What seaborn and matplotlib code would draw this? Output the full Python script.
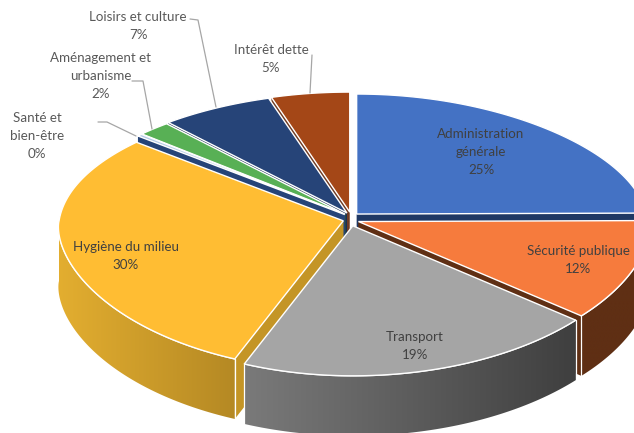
import numpy as np
import matplotlib
matplotlib.use("Agg")
import matplotlib.pyplot as plt
import matplotlib.colors as mcolors
from matplotlib.patches import Polygon
import seaborn as sns

categories = ["Administration\ngénérale", "Sécurité publique", "Transport", "Hygiène du milieu",
              "Santé et\nbien-être", "Aménagement et\nurbanisme", "Loisirs et culture", "Intérêt dette"]
shares = [25, 12, 19, 30, 0.3, 2, 7, 5]
top_colors = ["#4472c4", "#f67b3d", "#a5a5a5", "#ffbd33", "#b4cbe6", "#58b055", "#264478", "#a44717"]
wall_left = ["#1f3864", "#5f2f14", "#7a7a7a", "#e3ae30", "#264478", "#3e7a2a", "#1a2f55", "#6f3a22"]
wall_right = ["#1f3864", "#5f2f14", "#3f3f3f", "#b58924", "#264478", "#3e7a2a", "#1a2f55", "#6f3a22"]

label_pos = [(481, 152), (578, 260), (415, 346), (126, 256), (37, 136), (101, 76), (138, 26), (271, 59)]
leaders = [None, None, None, None,
           [(98, 122), (107, 122), (136, 136)],
           [(132, 81), (143, 81), (152, 129)],
           [(190, 19), (198, 20), (216, 107)],
           [(312, 55), (310, 93)]]
draw_order = [7, 6, 5, 4, 0, 3, 1, 2]

CX, CY = 351, 219
RX, RY_BACK, RY_FRONT = 290, 120, 150
DEPTH = 60
EXPLODE_X, EXPLODE_Y = 8, 7


def rim(theta):
    # perspective du disque: arriere plus petit, avant plus grand
    c, s = np.cos(theta), np.sin(theta)
    scale = 1 - 0.15 * np.maximum(c, 0) + 0.07 * np.maximum(-c, 0)
    scale = np.where(s < 0, scale * (0.98 + 0.045 * np.maximum(c, 0)), scale)
    x = RX * scale * s
    y = np.where(c > 0, -RY_BACK * np.abs(c) ** 0.9, RY_FRONT * np.abs(c) ** 1.2)
    return x, y


def draw_slice(ax, i, t0, t1):
    mid = (t0 + t1) / 2
    ax0 = CX + EXPLODE_X * np.sin(mid)
    ay0 = CY - EXPLODE_Y * np.cos(mid)
    th = np.linspace(t0, t1, 120)
    rx, ry = rim(th)
    xs, ys = ax0 + rx, ay0 + ry

    # parois radiales
    for k in [0, -1]:
        ax.fill([ax0, xs[k], xs[k], ax0], [ay0, ys[k], ys[k] + DEPTH, ay0 + DEPTH],
                color=wall_right[i] if i != 3 else "#c49526", lw=0, zorder=i_z[i])

    # paroi exterieure, avec un degrade horizontal
    front = (th >= np.pi / 2) & (th <= 3 * np.pi / 2)
    fx, fy = xs[front], ys[front]
    if len(fx) > 1:
        cmap = mcolors.LinearSegmentedColormap.from_list("w", [wall_left[i], wall_right[i]])
        outline = np.c_[np.r_[fx, fx[::-1]], np.r_[fy, fy[::-1] + DEPTH]]
        patch = Polygon(outline, closed=True, transform=ax.transData)
        im = ax.imshow(np.linspace(0, 1, 256)[None, :], cmap=cmap, aspect="auto",
                       extent=(fx.min(), fx.max(), fy.max() + DEPTH, fy.min()), zorder=i_z[i])
        im.set_clip_path(patch)
        ax.plot(fx, fy, color="white", lw=1.0, zorder=i_z[i])
        for k in [0, -1]:
            if abs(th[front][k] - 3 * np.pi / 2) > 0.05:
                ax.plot([fx[k], fx[k]], [fy[k], fy[k] + DEPTH], color="white", lw=0.9, zorder=i_z[i])

    ax.fill(np.r_[ax0, xs], np.r_[ay0, ys], facecolor=top_colors[i], edgecolor="white", lw=1.0,
            joinstyle="miter", zorder=i_z[i] + 0.1)


sns.set_theme(style="white")
plt.rcParams["font.family"] = ["Lato", "DejaVu Sans"]

fig = plt.figure(figsize=(6.34, 4.33), dpi=100)
ax = fig.add_axes([0, 0, 1, 1])
ax.set_xlim(0, 634)
ax.set_ylim(433, 0)
ax.set_autoscale_on(False)
ax.axis("off")

edges = 2 * np.pi * np.r_[0, np.cumsum(shares)] / np.sum(shares)
i_z = {i: 2 + n for n, i in enumerate(draw_order)}
for i in draw_order:
    draw_slice(ax, i, edges[i], edges[i + 1])

for i, name in enumerate(categories):
    x, y = label_pos[i]
    ax.text(x, y, f"{name}\n{shares[i]:.0f}%", ha="center", va="center", fontsize=9.6,
            color="#404040" if i < 4 else "#595959", linespacing=1.6, zorder=20)
    if leaders[i] is not None:
        ax.plot(*zip(*leaders[i]), color="#a6a6a6", lw=0.9, zorder=15)

fig.savefig("out.png", dpi=100)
********
Given problem :: Go through the material line by line. Show each line that contains the string "seaborn".

Finished answer ::
What seaborn and matplotlib code would draw this? Output the full Python script.
import seaborn as sns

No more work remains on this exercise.